## Start LISTED ENTRIES

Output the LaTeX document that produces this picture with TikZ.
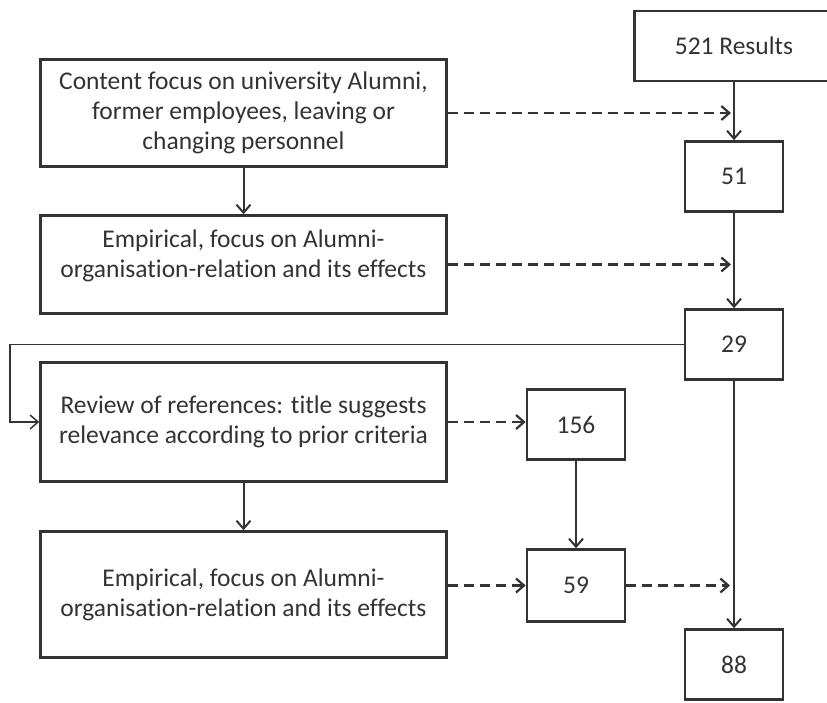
\documentclass[tikz,border=0pt]{standalone}
\usepackage{fontspec}
\setmainfont[Ligatures=NoCommon]{Carlito}
\usetikzlibrary{positioning}
\usetikzlibrary{arrows.meta}
\definecolor{mgray}{rgb}{0.2, 0.2, 0.2}
\tikzset{lbox/.style = {draw=mgray, line width=2.6pt, minimum width=406pt, align=center, text=mgray, font=\fontsize{25.5}{30}\selectfont}}
\tikzset{nbox/.style = {draw=mgray, line width=2.6pt, minimum width=98pt, minimum height=70pt, text=mgray, font=\fontsize{25.5}{30}\selectfont}}
\tikzset{flow/.style = {draw=mgray, line width=2pt, -{Straight Barb[length=8pt,width=14pt]}}}
\tikzset{skip/.style = {flow, line width=2.2pt, dash pattern=on 10pt off 6pt}}

\begin{document}
\begin{tikzpicture}[x=1pt, y=-1pt]
      \useasboundingbox (0, 0) rectangle (827, 702);
      \clip (0, 0) rectangle (827, 702);
      % left column
      \node [lbox, minimum height=107pt] (box1) at (243.5, 113) {Content focus on university Alumni,\\ former employees, leaving or\\ changing personnel};
      \node [lbox, minimum height=98pt, text depth=22pt] (box2) at (243.5, 264.5) {Empirical, focus on Alumni-\\ organisation-relation and its effects};
      \node [lbox, minimum height=119pt] (box3) at (243.5, 422) {Review of references: title suggests\\ relevance according to prior criteria};
      \node [lbox, minimum height=126pt] (box4) at (243.5, 594.5) {Empirical, focus on Alumni-\\ organisation-relation and its effects};
      % right column
      \node [nbox, minimum width=199pt] (res) at (734, 46) {521 Results};
      \node [nbox] (n51) at (734, 176.5) {51};
      \node [nbox] (n29) at (734, 344.5) {29};
      \node [nbox] (n88) at (734, 664.5) {88};
      \node [nbox] (n156) at (576, 424.5) {156};
      \node [nbox, minimum height=72pt] (n59) at (576, 585.5) {59};
      \coordinate (e1) at (box1.east -| n51);
      \coordinate (e2) at (box2.east -| n51);
      \coordinate (e3) at (n59.east -| n88);
      % solid flow
      \draw [flow] (res) -- (n51);
      \draw [flow] (n51) -- (n29);
      \draw [flow] (n29) -- (n88);
      \draw [flow] (box1) -- (box2);
      \draw [flow] (box3) -- (box4);
      \draw [flow] (n156) -- (n59);
      \draw [flow, line width=1.5pt] (n29.west) -| ([xshift=-29pt]box3.west) -- (box3.west);
      % excluded
      \draw [skip] (box1.east) -- ([xshift=-3pt]e1);
      \draw [skip] (box2.east) -- ([xshift=-3pt]e2);
      \draw [skip] (box3.east) -- (box3.east -| n156.west);
      \draw [skip] (box4.east |- n59) -- (n59.west);
      \draw [skip] (n59.east) -- ([xshift=-4pt]e3);
\end{tikzpicture}
\end{document}
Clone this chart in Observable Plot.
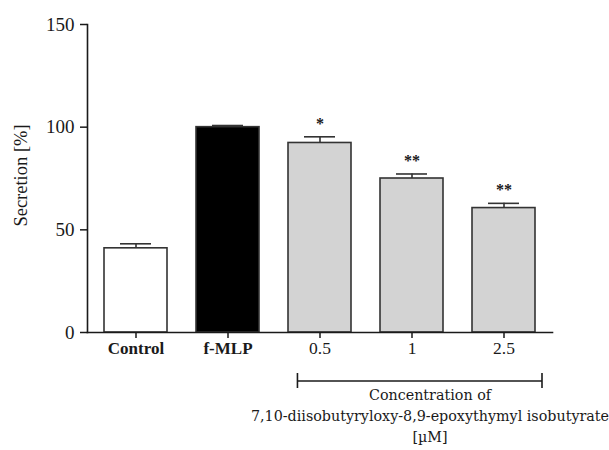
<!DOCTYPE html>
<html>
<head>
<meta charset="utf-8">
<script src="https://cdn.jsdelivr.net/npm/d3@7"></script>
<script src="https://cdn.jsdelivr.net/npm/@observablehq/plot@0.6"></script>
<style>
  html, body { margin: 0; padding: 0; background: white; }
</style>
</head>
<body>
<div id="chart"></div>
<script>
// Data
const categories = ["Control", "f-MLP", "0.5", "1", "2.5"];
const means = [41, 100, 92.3, 75, 60.6];
const sems = [2.2, 0.8, 3.0, 2.2, 2.3];
const stars = ["", "", "*", "**", "**"];
const groups = ["control", "stimulus", "treatment", "treatment", "treatment"];
const yTicks = [0, 50, 100, 150];
const yLabel = "Secretion [%]";
const bracketLines = ["Concentration of", "7,10-diisobutyryloxy-8,9-epoxythymyl isobutyrate", "[µM]"];
const bracketFrom = "0.5";
const bracketTo = "2.5";

const data = categories.map((c, i) => ({
  cat: c, mean: means[i], top: means[i] + sems[i], star: stars[i], group: groups[i]
}));

const ink = "#1a1a1a";
const serif = "'Liberation Serif', 'Times New Roman', serif";

const plot = Plot.plot({
  width: 609,
  height: 450,
  marginLeft: 87,
  marginRight: 57,
  marginTop: 24,
  marginBottom: 118,
  style: { fontFamily: serif, fontSize: "19px", background: "white", color: ink, overflow: "visible" },
  x: { domain: categories, paddingInner: 0.32, paddingOuter: 0.17, label: null },
  y: { domain: [0, 150], label: null },
  color: { domain: ["control", "stimulus", "treatment"], range: ["white", "black", "#d3d3d3"] },
  marks: [
    Plot.barY(data, { x: "cat", y: "mean", fill: "group", stroke: "#333", strokeWidth: 1.6 }),
    Plot.ruleX(data, { x: "cat", y1: "mean", y2: "top", stroke: "#333", strokeWidth: 1.6 }),
    Plot.tickY(data, { x: "cat", y: "top", stroke: "#333", strokeWidth: 1.6, insetLeft: 16, insetRight: 16 }),
    Plot.text(data, { x: "cat", y: "top", text: "star", dy: -13, fontSize: 16, fontWeight: "bold", fill: ink }),
    Plot.axisY({ ticks: yTicks, tickSize: 7, tickPadding: 6, fontSize: 19, label: null, stroke: ink, strokeWidth: 1.5 }),
    Plot.axisX({ tickSize: 6, text: null, label: null, stroke: ink, strokeWidth: 1.5 }),
    Plot.text(data, {
      filter: d => d.group !== "treatment",
      x: "cat", frameAnchor: "bottom", dy: 21, fontSize: 17, fill: ink, text: "cat", fontWeight: "bold"
    }),
    Plot.text(data, {
      filter: d => d.group === "treatment",
      x: "cat", frameAnchor: "bottom", dy: 21, fontSize: 17.5, fill: ink, text: "cat"
    }),
    Plot.frame({ anchor: "left", stroke: ink, strokeWidth: 1.6 }),
    Plot.frame({ anchor: "bottom", stroke: ink, strokeWidth: 1.6 }),
    Plot.text([yLabel], { frameAnchor: "left", textAnchor: "middle", rotate: -90, dx: -66, dy: -3, fontSize: 18.5, fill: ink }),
    Plot.text([bracketLines.join("\n")], {
      x: () => "1", frameAnchor: "bottom", lineAnchor: "top", dy: 53, dx: 18,
      fontSize: 14.3, lineHeight: 1.47, fontFamily: "'DejaVu Serif', serif", fill: ink
    })
  ]
});

document.getElementById("chart").appendChild(plot);

// Bracket spanning the treatment categories, positioned from Plot's own scales
const xs = plot.scale("x");
const ys = plot.scale("y");
const bw = xs.bandwidth;
const bx1 = xs.apply(bracketFrom) + bw * 0.15;
const bx2 = xs.apply(bracketTo) + bw + 7;
const by = ys.apply(0) + 49;
const g = d3.select(plot).append("g").attr("stroke", ink).attr("stroke-width", 1.6).attr("fill", "none");
g.append("line").attr("x1", bx1).attr("x2", bx2).attr("y1", by).attr("y2", by);
g.append("line").attr("x1", bx1).attr("x2", bx1).attr("y1", by - 8).attr("y2", by + 7);
g.append("line").attr("x1", bx2).attr("x2", bx2).attr("y1", by - 8).attr("y2", by + 7);
</script>
</body>
</html>
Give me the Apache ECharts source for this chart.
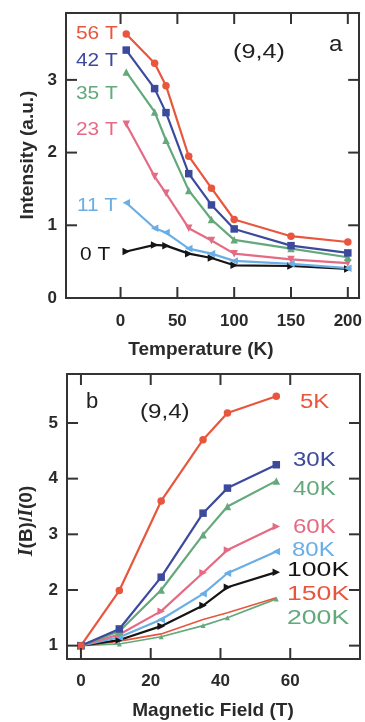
<!DOCTYPE html>
<html><head><meta charset="utf-8">
<script src="https://cdn.jsdelivr.net/npm/echarts@6/dist/echarts.min.js"></script>
<style>html,body{margin:0;padding:0;background:#fff}#c{width:365px;height:722px}</style>
</head><body><div id="c"></div>
<script>
// Panel a: Intensity vs Temperature
const tempK = [5, 30, 40, 60, 80, 100, 150, 200];
const int56T = [3.63, 3.23, 2.92, 1.95, 1.51, 1.08, 0.85, 0.77];
const int42T = [3.41, 2.88, 2.55, 1.71, 1.28, 0.95, 0.72, 0.62];
const int35T = [3.11, 2.56, 2.17, 1.48, 1.08, 0.80, 0.68, 0.56];
const int23T = [2.39, 1.67, 1.44, 0.96, 0.79, 0.61, 0.53, 0.48];
const int11T = [1.31, 0.96, 0.90, 0.68, 0.61, 0.51, 0.47, 0.41];
const int0T  = [0.64, 0.73, 0.72, 0.61, 0.55, 0.45, 0.44, 0.40];
const tempTicks = [0, 50, 100, 150, 200];
const intTicks = [0, 1, 2, 3];

// Panel b: I(B)/I(0) vs Magnetic Field
const fieldT = [0, 11, 23, 35, 42, 56];
const r5K   = [1, 1.99, 3.60, 4.70, 5.18, 5.48];
const r30K  = [1, 1.30, 2.23, 3.38, 3.83, 4.25];
const r40K  = [1, 1.26, 2.00, 2.99, 3.50, 3.96];
const r60K  = [1, 1.20, 1.62, 2.31, 2.72, 3.14];
const r80K  = [1, 1.15, 1.47, 1.93, 2.30, 2.69];
const r100K = [1, 1.10, 1.35, 1.72, 2.05, 2.32];
const r150K = [1, 1.08, 1.21, 1.47, 1.59, 1.86];
const r200K = [1, 1.03, 1.16, 1.36, 1.50, 1.84];
const fieldTicks = [0, 20, 40, 60];
const ratioTicks = [1, 2, 3, 4, 5];

const RED = '#e8573d', BLUE = '#3c4a9e', GREEN = '#63a97b', PINK = '#e56a84', LBLUE = '#6aaee6', BLACK = '#151515';
const FONT = 'Liberation Sans, Arial, sans-serif';
const tickLbl = {fontFamily: FONT, fontWeight: 'bold', fontSize: 17, color: '#2a2a2a'};
const frame = {show: true, onZero: false, lineStyle: {color: '#333', width: 2}};
const TICK_LEN = 11;

function ax(idx, min, max, ticks, showLbl, pos, margin) {
  return {type: 'value', gridIndex: idx, min, max, position: pos,
    axisLine: frame, splitLine: {show: false}, axisTick: {show: false},
    axisLabel: Object.assign({show: showLbl, customValues: ticks, margin}, tickLbl)};
}
function ser(xs, ys, color, symbol, xi, yi, size, lw) {
  return {type: 'line', xAxisIndex: xi, yAxisIndex: yi, data: xs.map((x, i) => [x, ys[i]]),
    symbol, symbolSize: size || 7.5, showAllSymbol: true,
    lineStyle: {color, width: lw || 2.2}, itemStyle: {color, borderWidth: 0}, animation: false, z: 3};
}
// Inward ticks on all four sides, placed through the axis scales
function tickSeries(vals, dir, xi, yi, refX, refY) {
  return {type: 'custom', xAxisIndex: xi, yAxisIndex: yi, clip: false, silent: true, z: 5,
    data: vals.map(v => dir === 'x' ? [v, refY] : [refX, v]),
    renderItem: function (params, api) {
      const cs = params.coordSys;
      const p = api.coord([api.value(0), api.value(1)]);
      const st = {stroke: '#333', lineWidth: 2};
      if (dir === 'x') {
        const b = cs.y + cs.height, t = cs.y;
        return {type: 'group', children: [
          {type: 'line', shape: {x1: p[0], y1: b, x2: p[0], y2: b - TICK_LEN}, style: st},
          {type: 'line', shape: {x1: p[0], y1: t, x2: p[0], y2: t + TICK_LEN}, style: st}]};
      } else {
        const l = cs.x, r = cs.x + cs.width;
        return {type: 'group', children: [
          {type: 'line', shape: {x1: l, y1: p[1], x2: l + TICK_LEN, y2: p[1]}, style: st},
          {type: 'line', shape: {x1: r, y1: p[1], x2: r - TICK_LEN, y2: p[1]}, style: st}]};
      }
    }};
}
const triL = 'path://M0,5L10,0L10,10Z';
const triR = 'path://M10,5L0,0L0,10Z';
const triD = 'path://M0,0L10,0L5,10Z';

function txt(x, y, t, color, size, sx, extra) {
  return {type: 'text', x, y, scaleX: sx || 1,
    style: Object.assign({text: t, fill: color, fontFamily: FONT, fontSize: size || 19, verticalAlign: 'middle'}, extra || {})};
}

const option = {
  animation: false,
  grid: [
    {left: 66, top: 13, width: 294, height: 285},
    {left: 67, top: 374, width: 293, height: 285}
  ],
  xAxis: [
    ax(0, -48, 210, tempTicks, true, 'bottom', 15),
    ax(0, -48, 210, tempTicks, false, 'top', 8),
    ax(1, -4, 80, fieldTicks, true, 'bottom', 14),
    ax(1, -4, 80, fieldTicks, false, 'top', 8)
  ],
  yAxis: [
    ax(0, 0, 3.92, intTicks, true, 'left', 9),
    ax(0, 0, 3.92, intTicks, false, 'right', 8),
    ax(1, 0.76, 5.88, ratioTicks, true, 'left', 9),
    ax(1, 0.76, 5.88, ratioTicks, false, 'right', 8)
  ],
  series: [
    tickSeries(tempTicks, 'x', 0, 0, 0, 1),
    tickSeries(intTicks, 'y', 0, 0, 0, 1),
    tickSeries(fieldTicks, 'x', 2, 2, 0, 1),
    tickSeries(ratioTicks, 'y', 2, 2, 0, 1),
    ser(tempK, int0T, BLACK, triR, 0, 0),
    ser(tempK, int11T, LBLUE, triL, 0, 0),
    ser(tempK, int23T, PINK, triD, 0, 0),
    ser(tempK, int35T, GREEN, 'triangle', 0, 0),
    ser(tempK, int42T, BLUE, 'rect', 0, 0),
    ser(tempK, int56T, RED, 'circle', 0, 0),
    ser(fieldT, r200K, GREEN, 'triangle', 2, 2, 5, 1.7),
    ser(fieldT, r150K, RED, 'none', 2, 2, 5, 1.7),
    ser(fieldT, r100K, BLACK, triR, 2, 2),
    ser(fieldT, r80K, LBLUE, triL, 2, 2),
    ser(fieldT, r60K, PINK, triR, 2, 2),
    ser(fieldT, r40K, GREEN, 'triangle', 2, 2),
    ser(fieldT, r30K, BLUE, 'rect', 2, 2),
    ser(fieldT, r5K, RED, 'circle', 2, 2)
  ],
  graphic: [
    txt(76, 34, '56 T', RED, 19, 1.1),
    txt(76, 61, '42 T', BLUE, 19, 1.1),
    txt(76, 94, '35 T', GREEN, 19, 1.1),
    txt(76, 130, '23 T', PINK, 19, 1.1),
    txt(77, 206, '11 T', LBLUE, 19, 1.1),
    txt(80, 255, '0 T', BLACK, 19, 1.1),
    txt(233, 52, '(9,4)', '#222', 21, 1.2),
    txt(329, 45, 'a', '#222', 22, 1.1),
    txt(86, 402, 'b', '#222', 22, 1.0),
    txt(140, 412, '(9,4)', '#222', 21, 1.15),
    txt(300, 402, '5K', RED, 20, 1.2),
    txt(293, 460, '30K', BLUE, 20, 1.2),
    txt(293, 489, '40K', GREEN, 20, 1.2),
    txt(293, 527, '60K', PINK, 20, 1.2),
    txt(292, 550, '80K', LBLUE, 20, 1.2),
    txt(287, 570, '100K', BLACK, 20, 1.33),
    txt(287, 594, '150K', RED, 20, 1.33),
    txt(287, 618, '200K', GREEN, 20, 1.33),
    txt(201, 350, 'Temperature (K)', '#2a2a2a', 19, 1, {fontWeight: 'bold', align: 'center'}),
    txt(213, 711, 'Magnetic Field (T)', '#2a2a2a', 19, 1, {fontWeight: 'bold', align: 'center'}),
    {type: 'text', x: 28, y: 155, rotation: Math.PI / 2,
      style: {text: 'Intensity (a.u.)', fill: '#2a2a2a', fontFamily: FONT, fontWeight: 'bold', fontSize: 19, align: 'center', verticalAlign: 'middle'}},
    {type: 'text', x: 27, y: 521, rotation: Math.PI / 2,
      style: {text: '{i|I}(B)/{i|I}(0)', fill: '#2a2a2a', fontFamily: FONT, fontWeight: 'bold', fontSize: 19, align: 'center', verticalAlign: 'middle',
        rich: {i: {fontFamily: 'Liberation Serif, serif', fontStyle: 'italic', fontWeight: 'bold', fontSize: 20, fill: '#2a2a2a'}}}}
  ]
};
const chart = echarts.init(document.getElementById('c'), null, {renderer: 'canvas'});
chart.setOption(option);
</script></body></html>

## End LISTED ENTRIES

-- TASK OBJECTIVE --
Please return, exactly as written, the lines from the first line of the records above through the line containing "line width=2.2pt, dash", both included, leaving out any pictures.

-- IN RESPONSE --
Output the LaTeX document that produces this picture with TikZ.
\documentclass[tikz,border=0pt]{standalone}
\usepackage{fontspec}
\setmainfont[Ligatures=NoCommon]{Carlito}
\usetikzlibrary{positioning}
\usetikzlibrary{arrows.meta}
\definecolor{mgray}{rgb}{0.2, 0.2, 0.2}
\tikzset{lbox/.style = {draw=mgray, line width=2.6pt, minimum width=406pt, align=center, text=mgray, font=\fontsize{25.5}{30}\selectfont}}
\tikzset{nbox/.style = {draw=mgray, line width=2.6pt, minimum width=98pt, minimum height=70pt, text=mgray, font=\fontsize{25.5}{30}\selectfont}}
\tikzset{flow/.style = {draw=mgray, line width=2pt, -{Straight Barb[length=8pt,width=14pt]}}}
\tikzset{skip/.style = {flow, line width=2.2pt, dash pattern=on 10pt off 6pt}}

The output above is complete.